CNRP Leads Trip to Another Disputed Vietnamese Border Area

Opposition lawmaker Um Sam An on Saturday led about 200 nationalist activists to inspect a non-demarcated strip of land along Kandal province’s disputed border with Vietnam where the Vietnamese government is constructing a military outpost.

The Foreign Affairs Ministry   on Thursday sent a diplomatic note to the Vietnamese government reminding it of a notice it sent in April, which accused Vietnam of wrongfully building the post on land in Koh Thom   district designated as a non-usable “white zone” claimed by both governments.

Mr. Sam An, who has led a recent campaign by the CNRP to expose alleged Vietnamese violations of Cambodian territory, said authorities on Saturday at first prevented his team from entering the area at the heart of the dispute.

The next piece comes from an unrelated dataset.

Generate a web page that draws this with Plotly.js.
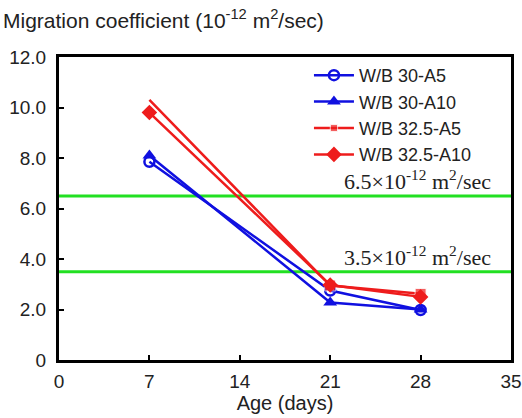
<!DOCTYPE html>
<html><head><meta charset="utf-8">
<script src="https://cdn.plot.ly/plotly-3.0.1.min.js"></script>
<style>body{margin:0;padding:0;background:#fff}#chart{width:522px;height:418px}</style>
</head><body><div id="chart"></div>
<script>
const ages = [7, 21, 28];
const seriesNames = ["W/B 30-A5", "W/B 30-A10", "W/B 32.5-A5", "W/B 32.5-A10"];
const wb30A5 = [7.85, 2.75, 1.98];
const wb30A10 = [8.1, 2.28, 2.0];
const wb325A5 = [10.3, 2.95, 2.62];
const wb325A10 = [9.8, 2.97, 2.5];
const limits = [6.5, 3.5];
const limitLabels = ["6.5×10<sup>-12</sup> m<sup>2</sup>/sec", "3.5×10<sup>-12</sup> m<sup>2</sup>/sec"];
const xTicks = [0, 7, 14, 21, 28, 35];
const yTicks = [0, 2, 4, 6, 8, 10, 12];
const yTickText = ["0", "2.0", "4.0", "6.0", "8.0", "10.0", "12.0"];

const BLUE = "#1010e0", RED = "#ee1c1c", GREEN = "#22e022";
const SANS = "Liberation Sans, Arial, sans-serif";
const SERIF = "Liberation Serif, Times New Roman, serif";
const traces = [
  {x: [0, 35], y: [limits[0], limits[0]], mode: "lines", line: {color: GREEN, width: 3}, showlegend: false, hoverinfo: "skip"},
  {x: [0, 35], y: [limits[1], limits[1]], mode: "lines", line: {color: GREEN, width: 3}, showlegend: false, hoverinfo: "skip"},
  {x: ages, y: wb30A5, name: seriesNames[0], mode: "lines+markers", line: {color: BLUE, width: 2.5},
   marker: {symbol: "circle-open", size: 10, color: BLUE, line: {width: 2.5, color: BLUE}}},
  {x: ages, y: wb30A10, name: seriesNames[1], mode: "lines+markers", line: {color: BLUE, width: 2.5},
   marker: {symbol: "triangle-up", size: 12, color: BLUE}},
  {x: ages, y: wb325A5, name: seriesNames[2], mode: "lines+markers", line: {color: RED, width: 2.5},
   marker: {symbol: "square", size: [0, 11, 11], color: RED}},
  {x: ages, y: wb325A10, name: seriesNames[3], mode: "lines+markers", line: {color: RED, width: 2.5},
   marker: {symbol: "diamond", size: 12, color: RED}}
];

const axisCommon = {showline: true, linecolor: "#000", linewidth: 3, mirror: true, ticks: "inside",
  tickcolor: "#000", tickwidth: 2, ticklen: 5, showgrid: false, zeroline: false,
  tickfont: {family: SANS, size: 19, color: "#222"}};

const layout = {
  width: 522, height: 418,
  margin: {l: 59, r: 11, t: 57, b: 58},
  paper_bgcolor: "#fff", plot_bgcolor: "#fff",
  showlegend: true,
  legend: {x: 0.553, y: 1.0, xanchor: "left", yanchor: "top", bgcolor: "rgba(0,0,0,0)",
    font: {family: SANS, size: 18, color: "#222"},
    tracegroupgap: 0, itemwidth: 40},
  xaxis: Object.assign({}, axisCommon, {range: [0, 35], tickvals: xTicks, ticktext: xTicks.map(String),
    ticklabelstandoff: 2,
    title: {text: "Age (days)", font: {family: SANS, size: 20, color: "#222"}, standoff: 4}}),
  yaxis: Object.assign({}, axisCommon, {range: [0, 12], tickvals: yTicks, ticktext: yTickText,
    ticklabelstandoff: 6}),
  annotations: [
    {text: "Migration coefficient (10<sup>-12</sup> m<sup>2</sup>/sec)", xref: "paper", yref: "paper",
     x: -0.128, y: 1.075, xanchor: "left", yanchor: "bottom", showarrow: false,
     font: {family: SANS, size: 21, color: "#222"}},
    {text: limitLabels[0], xref: "x", yref: "y", x: 33.6, y: limits[0], xanchor: "right", yanchor: "bottom",
     showarrow: false, font: {family: SERIF, size: 22, color: "#222"}},
    {text: limitLabels[1], xref: "x", yref: "y", x: 33.6, y: limits[1], xanchor: "right", yanchor: "bottom",
     showarrow: false, font: {family: SERIF, size: 22, color: "#222"}}
  ]
};
Plotly.newPlot("chart", traces, layout, {displayModeBar: false, staticPlot: true});
</script></body></html>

“The local authorities prevented us from trying to see the Yuon military base, but the people pushed through three barricades before reaching a fourth barricade,” Mr. Sam An said, using an often derogatory word for Vietnamese.

“We saw about 50 [Cambodian] border soldiers and police with shields and electric batons were deployed in each place, and the number increased to about 100 people blocking the road of the people when they tried to pass the fourth barricade to see the Yuon military base,” he said.

Yet he said a small group was eventually allowed to enter and found what he said was a territorial violation.

“Authorities allowed a few more than 10 of us to reach the Yuon military base, and we saw that this building was located inside Cambodian territory, at a distance of about 300 meters from the border,” Mr. Sam An said.

Kandal provincial governor Mao Phirun said authorities had done their job in managing the visit to the white zone.

“We did not allow all those people to reach the white zone because they wanted to make trouble with the Vietnamese side, so that’s why we only allowed some representatives to get in there,” Mr. Phirun said.

“We were worried it would be dangerous for them, because they would rant and rave in the banned area.”

Mr. Phirun also denied Mr. Sam An’s claim that the Vietnamese military base was being constructed in Cambodian territory, saying that it was clearly in the “white zone” that has been aside for future negotiations to demarcate.

He reiterated that Vietnam had been asked to halt the construction, but acknowledged the calls had been ignored.

“We requested that the Vietnamese temporarily stop construction and wait for the national-level talks between the two countries, but they have not listened,” he said.

Separately, Council of Ministers spokesman Phay Siphan on Sunday called local reporters to a Phnom Penh restaurant to defend the actions of the Kandal authorities, saying that it is necessary to avoid hostilities breaking out over the sensitive issue until demarcation is completed.

“I would like to thank our Khmer police for not allowing those Khmer people to get into the Yuon territory because Vietnam would arrest them and they would accuse them of crossing a border illegally,” Mr. Siphan said.

“We are not able to use military force to make war with Vietnam over the border issue, because our country has been defeated twice [in such endeavors] during the Lon Nol and Pol Pot regimes,” the spokesman added.